• **Provided entries**
^^^^^^^^^^^^^^^^

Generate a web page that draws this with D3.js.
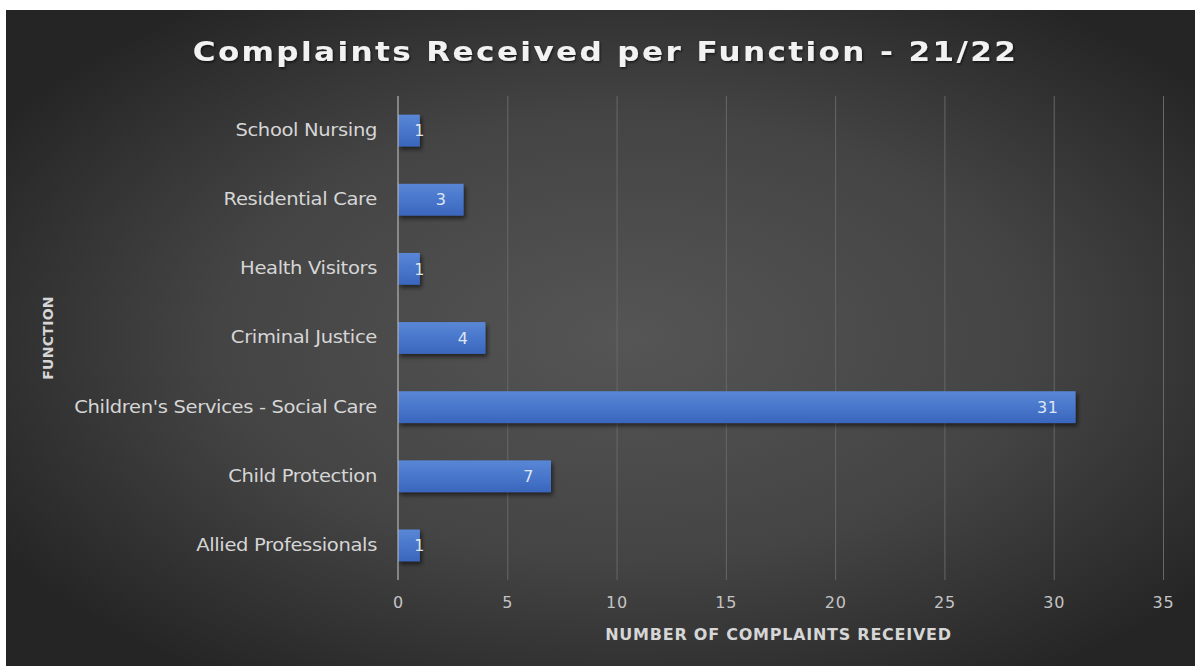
<!DOCTYPE html>
<html>
<head>
<meta charset="utf-8">
<script src="https://cdn.jsdelivr.net/npm/d3@7"></script>
<style>
  html, body { margin: 0; padding: 0; background: #ffffff; }
  svg { display: block; }
</style>
</head>
<body>
<svg id="chart" width="1195" height="666"></svg>
<script>
// Complaints per function, 2021/22
const categories = [
  "Allied Professionals",
  "Child Protection",
  "Children's Services - Social Care",
  "Criminal Justice",
  "Health Visitors",
  "Residential Care",
  "School Nursing"
];
const complaints = [1, 7, 31, 4, 1, 3, 1];
const xTickValues = [0, 5, 10, 15, 20, 25, 30, 35];

const titleText = "Complaints Received per Function - 21/22";
const xTitle = "NUMBER OF COMPLAINTS RECEIVED";
const yTitle = "FUNCTION";

const W = 1195, H = 666;
const panel = { x: 6, y: 10, w: W - 6, h: H - 10 };
const plot = { left: 398, right: 1163, top: 96, bottom: 580 };
const FONT = "'DejaVu Sans', 'Noto Sans', sans-serif";
const LABEL_STRETCH = 1.15;   // wide-set category lettering
const TITLE_STRETCH = 1.15;
const LABEL_PAD = 21;

const svg = d3.select("#chart");
const defs = svg.append("defs");

// dark radial backdrop
const bg = defs.append("radialGradient")
  .attr("id", "bgGrad")
  .attr("cx", "52%").attr("cy", "50%").attr("r", "62%");
bg.append("stop").attr("offset", "0%").attr("stop-color", "#555555");
bg.append("stop").attr("offset", "55%").attr("stop-color", "#444444");
bg.append("stop").attr("offset", "100%").attr("stop-color", "#252525");

// bar fill with soft vertical sheen
const barGrad = defs.append("linearGradient")
  .attr("id", "barGrad").attr("x1", 0).attr("y1", 0).attr("x2", 0).attr("y2", 1);
barGrad.append("stop").attr("offset", "0%").attr("stop-color", "#5a87d6");
barGrad.append("stop").attr("offset", "45%").attr("stop-color", "#4a78cc");
barGrad.append("stop").attr("offset", "100%").attr("stop-color", "#3a66bd");

const shadow = defs.append("filter")
  .attr("id", "barShadow").attr("x", "-10%").attr("y", "-20%")
  .attr("width", "130%").attr("height", "160%");
shadow.append("feDropShadow")
  .attr("dx", 2).attr("dy", 3).attr("stdDeviation", 2)
  .attr("flood-color", "#000").attr("flood-opacity", 0.55);

const textShadow = defs.append("filter").attr("id", "textShadow");
textShadow.append("feDropShadow")
  .attr("dx", 1).attr("dy", 1.5).attr("stdDeviation", 1)
  .attr("flood-color", "#000").attr("flood-opacity", 0.6);

svg.append("rect")
  .attr("x", panel.x).attr("y", panel.y)
  .attr("width", panel.w).attr("height", panel.h)
  .attr("fill", "url(#bgGrad)");

// scales
const x = d3.scaleLinear()
  .domain([0, 35])
  .range([plot.left, plot.right]);

const y = d3.scaleBand()
  .domain(categories.slice().reverse())
  .range([plot.top, plot.bottom])
  .paddingInner(0.54)
  .paddingOuter(0.27);

// vertical gridlines
const grid = svg.append("g")
  .attr("transform", `translate(0,${plot.bottom})`)
  .call(d3.axisBottom(x)
    .tickValues(xTickValues)
    .tickSize(-(plot.bottom - plot.top))
    .tickFormat(""));
grid.select(".domain").remove();
grid.selectAll(".tick line")
  .attr("stroke", "#676767")
  .attr("stroke-width", 1);
grid.selectAll(".tick").filter(d => d === 0).remove();

// x tick labels
const xAxis = svg.append("g")
  .attr("transform", `translate(0,${plot.bottom})`)
  .call(d3.axisBottom(x).tickValues(xTickValues).tickSize(0).tickPadding(17));
xAxis.select(".domain").remove();
xAxis.selectAll("text")
  .attr("fill", "#c4c4c4")
  .style("font-family", FONT)
  .style("font-size", "16px")
  .style("letter-spacing", "0.8px");

// bars
const data = categories.map((c, i) => ({ category: c, value: complaints[i] }));

svg.append("g")
  .selectAll("rect")
  .data(data)
  .join("rect")
  .attr("x", x(0))
  .attr("y", d => y(d.category))
  .attr("width", d => x(d.value) - x(0))
  .attr("height", y.bandwidth())
  .attr("fill", "url(#barGrad)")
  .attr("filter", "url(#barShadow)");

// category axis line
svg.append("line")
  .attr("x1", x(0)).attr("x2", x(0))
  .attr("y1", plot.top).attr("y2", plot.bottom)
  .attr("stroke", "#b5b5b5").attr("stroke-width", 1.2);

// category labels
const yAxis = svg.append("g")
  .attr("transform", `translate(${plot.left},0)`)
  .call(d3.axisLeft(y).tickSize(0).tickPadding(LABEL_PAD));
yAxis.select(".domain").remove();
yAxis.selectAll("text")
  .attr("x", -LABEL_PAD / LABEL_STRETCH)
  .attr("transform", `scale(${LABEL_STRETCH},1)`)
  .attr("fill", "#d6d6d6")
  .style("font-family", FONT)
  .style("font-size", "17px")
  .style("letter-spacing", "-0.3px");

// value labels, inside the bar end
svg.append("g")
  .selectAll("text")
  .data(data)
  .join("text")
  .attr("x", d => Math.max(x(d.value) - 17, x(0) + 27))
  .attr("y", d => y(d.category) + y.bandwidth() / 2)
  .attr("dy", "0.36em")
  .attr("text-anchor", "end")
  .attr("fill", "#dfe6f3")
  .style("font-family", FONT)
  .style("font-size", "16px")
  .style("letter-spacing", "0.6px")
  .text(d => d.value);

// title
svg.append("text")
  .attr("transform", `translate(605.5,61) scale(${TITLE_STRETCH},1)`)
  .attr("text-anchor", "middle")
  .attr("fill", "#f2f2f2")
  .attr("filter", "url(#textShadow)")
  .style("font-family", FONT)
  .style("font-size", "27px")
  .style("font-weight", "700")
  .style("letter-spacing", "2.1px")
  .text(titleText);

// axis titles
svg.append("text")
  .attr("x", (plot.left + plot.right) / 2 - 2)
  .attr("y", 640)
  .attr("text-anchor", "middle")
  .attr("fill", "#d6d6d6")
  .style("font-family", FONT)
  .style("font-size", "16px")
  .style("font-weight", "700")
  .style("letter-spacing", "0.75px")
  .text(xTitle);

svg.append("text")
  .attr("transform", `translate(53,${(plot.top + plot.bottom) / 2}) rotate(-90)`)
  .attr("text-anchor", "middle")
  .attr("fill", "#d6d6d6")
  .style("font-family", FONT)
  .style("font-size", "14px")
  .style("font-weight", "700")
  .style("letter-spacing", "0.3px")
  .text(yTitle);
</script>
</body>
</html>
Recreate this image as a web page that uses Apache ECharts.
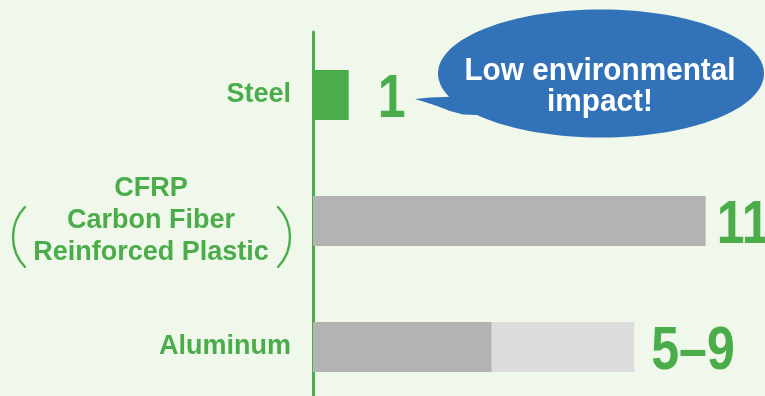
<!DOCTYPE html>
<html>
<head>
<meta charset="utf-8">
<script src="https://cdn.jsdelivr.net/npm/echarts@6/dist/echarts.min.js"></script>
<style>
  html, body { margin: 0; padding: 0; background: #f0f8ec; }
  #chart { width: 765px; height: 396px; }
</style>
</head>
<body>
<div id="chart"></div>
<script>
// Materials and their relative environmental impact
const categories = ['Steel', 'CFRP', 'Aluminum'];
const upperValues = [1, 11, 9];        // single value, or top of the range
const lowerValues = [null, null, 5];   // bottom of the range where one exists
const valueLabels = ['1', '11', '5–9'];

const GREEN = '#4aad4a';
const BLUE = '#3272b8';
const DARK_GRAY = '#b3b3b3';
const barFill = { Steel: GREEN, CFRP: DARK_GRAY, Aluminum: '#dcdddc' };
const labelGap = { Steel: 29, CFRP: 11, Aluminum: 17 };

const LABEL_FONT = '"Liberation Sans", Arial, sans-serif';

const chart = echarts.init(document.getElementById('chart'), null, { renderer: 'canvas' });

chart.setOption({
  animation: false,
  backgroundColor: '#f0f8ec',
  grid: { left: 313, top: 32, width: 428.4, height: 378, outerBoundsMode: 'none', containLabel: false },
  xAxis: { type: 'value', min: 0, max: 12, show: false },
  yAxis: {
    type: 'category',
    data: categories,
    inverse: true,
    axisTick: { show: false },
    splitLine: { show: false },
    axisLine: { show: true, lineStyle: { color: GREEN, width: 3 } },
    axisLabel: {
      margin: 22,
      color: GREEN,
      fontFamily: LABEL_FONT,
      fontWeight: 'bold',
      fontSize: 27,
      formatter: function (name) {
        if (name === 'CFRP') {
          return '{c|CFRP}\n{c|Carbon Fiber}\n{c|Reinforced Plastic}';
        }
        return name;
      },
      rich: {
        c: {
          width: 280,
          align: 'center',
          color: GREEN,
          fontFamily: LABEL_FONT,
          fontWeight: 'bold',
          fontSize: 27,
          lineHeight: 32
        }
      }
    }
  },
  series: [
    {
      type: 'bar',
      name: 'upper',
      barWidth: 50,
      barGap: '-100%',
      z: 2,
      data: upperValues.map(function (v, i) {
        return { value: v, itemStyle: { color: barFill[categories[i]] } };
      })
    },
    {
      type: 'bar',
      name: 'lower',
      barWidth: 50,
      z: 3,
      data: lowerValues,
      itemStyle: { color: DARK_GRAY }
    }
  ]
});

// Value figures in a condensed face, placed at the end of each bar
const valueTexts = categories.map(function (name, i) {
  const p = chart.convertToPixel({ gridIndex: 0 }, [upperValues[i], name]);
  return {
    type: 'text',
    x: p[0] + labelGap[name],
    y: p[1] + 5.5,
    scaleX: 0.82,
    z: 10,
    style: {
      text: valueLabels[i], fill: GREEN,
      font: 'bold 61px ' + LABEL_FONT, align: 'left', verticalAlign: 'middle'
    }
  };
});

// Brackets around the CFRP description
const cfrpY = chart.convertToPixel({ yAxisIndex: 0 }, 'CFRP') + 16;
const bracketR = 43.5;
const half = Math.asin(30 / bracketR);

chart.setOption({
  graphic: valueTexts.concat([
    {
      type: 'arc',
      shape: { cx: 13 + bracketR, cy: cfrpY, r: bracketR, startAngle: Math.PI - half, endAngle: Math.PI + half },
      style: { stroke: GREEN, lineWidth: 2.4, fill: null, lineCap: 'round' }
    },
    {
      type: 'arc',
      shape: { cx: 290 - bracketR, cy: cfrpY, r: bracketR, startAngle: -half, endAngle: half },
      style: { stroke: GREEN, lineWidth: 2.4, fill: null, lineCap: 'round' }
    },
    // Speech bubble
    {
      type: 'polygon',
      shape: {
        points: [[415, 99], [430, 97.5], [445, 97], [460, 96], [470, 100], [477, 115],
                 [463, 114.5], [450, 111], [437, 106], [425, 102]]
      },
      style: { fill: BLUE }
    },
    {
      type: 'ellipse',
      shape: { cx: 601, cy: 73.5, rx: 163, ry: 64 },
      style: { fill: BLUE }
    },
    {
      type: 'text',
      x: 600, y: 71, scaleX: 0.93,
      style: {
        text: 'Low environmental', fill: '#ffffff',
        font: 'bold 32px ' + LABEL_FONT, align: 'center', verticalAlign: 'middle'
      }
    },
    {
      type: 'text',
      x: 600, y: 102, scaleX: 0.93,
      style: {
        text: 'impact!', fill: '#ffffff',
        font: 'bold 32px ' + LABEL_FONT, align: 'center', verticalAlign: 'middle'
      }
    }
  ])
});
</script>
</body>
</html>
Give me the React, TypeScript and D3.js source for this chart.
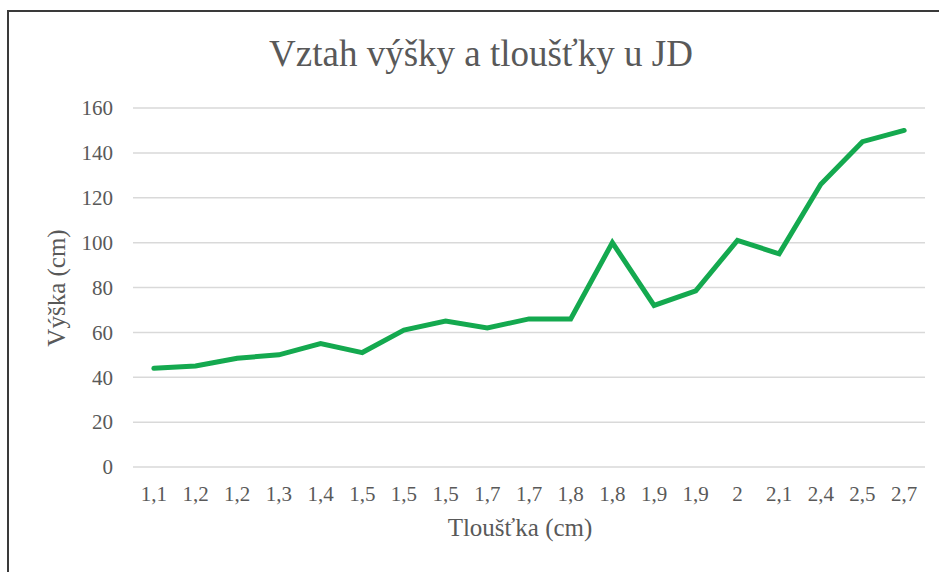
import React from "react";
import * as d3 from "d3";

const categories = ["1,1","1,2","1,2","1,3","1,4","1,5","1,5","1,5","1,7","1,7","1,8","1,8","1,9","1,9","2","2,1","2,4","2,5","2,7"];
const heights = [44, 45, 48.5, 50, 55, 51, 61, 65, 62, 66, 66, 100, 72, 78.5, 101, 95, 126, 145, 150];
const yTicks = [0, 20, 40, 60, 80, 100, 120, 140, 160];
const title = "Vztah výšky a tloušťky u JD";
const xTitle = "Tloušťka (cm)";
const yTitle = "Výška (cm)";

const W = 939, H = 572;
const plot = { left: 133, right: 925, top: 108, bottom: 467 };
const font = "'Liberation Serif', 'Times New Roman', serif";
const textColor = "#595959";

export default function App() {
  const x = d3.scaleBand<number>().domain(d3.range(categories.length)).range([plot.left, plot.right]);
  const y = d3.scaleLinear().domain([0, 160]).range([plot.bottom, plot.top]);
  const line = d3.line<number>().x((_, i) => (x(i) as number) + x.bandwidth() / 2).y((d) => y(d));
  const ts = { fontFamily: font, fill: textColor } as React.CSSProperties;
  return (
    <svg width={W} height={H} style={{ position: "absolute", left: 0, top: 0, background: "#fff" }}>
      <rect x={0} y={0} width={W} height={H} fill="#fff" />
      <rect x={8} y={11} width={W + 20} height={H + 20} fill="none" stroke="#3a3a3a" strokeWidth={2} />
      <text x={481} y={66} textAnchor="middle" style={{ ...ts, fontSize: 37 }}>{title}</text>
      {yTicks.map((t) => (
        <g key={t}>
          <line x1={plot.left} x2={plot.right} y1={y(t)} y2={y(t)} stroke="#d9d9d9" strokeWidth={1.5} />
          <text x={113} y={y(t)} dy="0.35em" textAnchor="end" style={{ ...ts, fontSize: 21 }}>{t}</text>
        </g>
      ))}
      {categories.map((c, i) => (
        <text key={i} x={(x(i) as number) + x.bandwidth() / 2} y={501} textAnchor="middle" style={{ ...ts, fontSize: 21 }}>{c}</text>
      ))}
      <path d={line(heights) || ""} fill="none" stroke="#14a94f" strokeWidth={5} strokeLinejoin="miter" strokeLinecap="round" />
      <text x={520} y={536} textAnchor="middle" style={{ ...ts, fontSize: 25 }}>{xTitle}</text>
      <text transform={`translate(65,288) rotate(-90)`} textAnchor="middle" style={{ ...ts, fontSize: 25 }}>{yTitle}</text>
    </svg>
  );
}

^^^^^^^^^^^^^^^^

• **Aim of the task**
In the data above, find the line containing "Give me the"; from there, please write out each line through the end, exactly, with the pictures omitted.

• **Written solution**
Give me the React, TypeScript and D3.js source for this chart.
import React from "react";
import * as d3 from "d3";

const categories = ["1,1","1,2","1,2","1,3","1,4","1,5","1,5","1,5","1,7","1,7","1,8","1,8","1,9","1,9","2","2,1","2,4","2,5","2,7"];
const heights = [44, 45, 48.5, 50, 55, 51, 61, 65, 62, 66, 66, 100, 72, 78.5, 101, 95, 126, 145, 150];
const yTicks = [0, 20, 40, 60, 80, 100, 120, 140, 160];
const title = "Vztah výšky a tloušťky u JD";
const xTitle = "Tloušťka (cm)";
const yTitle = "Výška (cm)";

const W = 939, H = 572;
const plot = { left: 133, right: 925, top: 108, bottom: 467 };
const font = "'Liberation Serif', 'Times New Roman', serif";
const textColor = "#595959";

export default function App() {
  const x = d3.scaleBand<number>().domain(d3.range(categories.length)).range([plot.left, plot.right]);
  const y = d3.scaleLinear().domain([0, 160]).range([plot.bottom, plot.top]);
  const line = d3.line<number>().x((_, i) => (x(i) as number) + x.bandwidth() / 2).y((d) => y(d));
  const ts = { fontFamily: font, fill: textColor } as React.CSSProperties;
  return (
    <svg width={W} height={H} style={{ position: "absolute", left: 0, top: 0, background: "#fff" }}>
      <rect x={0} y={0} width={W} height={H} fill="#fff" />
      <rect x={8} y={11} width={W + 20} height={H + 20} fill="none" stroke="#3a3a3a" strokeWidth={2} />
      <text x={481} y={66} textAnchor="middle" style={{ ...ts, fontSize: 37 }}>{title}</text>
      {yTicks.map((t) => (
        <g key={t}>
          <line x1={plot.left} x2={plot.right} y1={y(t)} y2={y(t)} stroke="#d9d9d9" strokeWidth={1.5} />
          <text x={113} y={y(t)} dy="0.35em" textAnchor="end" style={{ ...ts, fontSize: 21 }}>{t}</text>
        </g>
      ))}
      {categories.map((c, i) => (
        <text key={i} x={(x(i) as number) + x.bandwidth() / 2} y={501} textAnchor="middle" style={{ ...ts, fontSize: 21 }}>{c}</text>
      ))}
      <path d={line(heights) || ""} fill="none" stroke="#14a94f" strokeWidth={5} strokeLinejoin="miter" strokeLinecap="round" />
      <text x={520} y={536} textAnchor="middle" style={{ ...ts, fontSize: 25 }}>{xTitle}</text>
      <text transform={`translate(65,288) rotate(-90)`} textAnchor="middle" style={{ ...ts, fontSize: 25 }}>{yTitle}</text>
    </svg>
  );
}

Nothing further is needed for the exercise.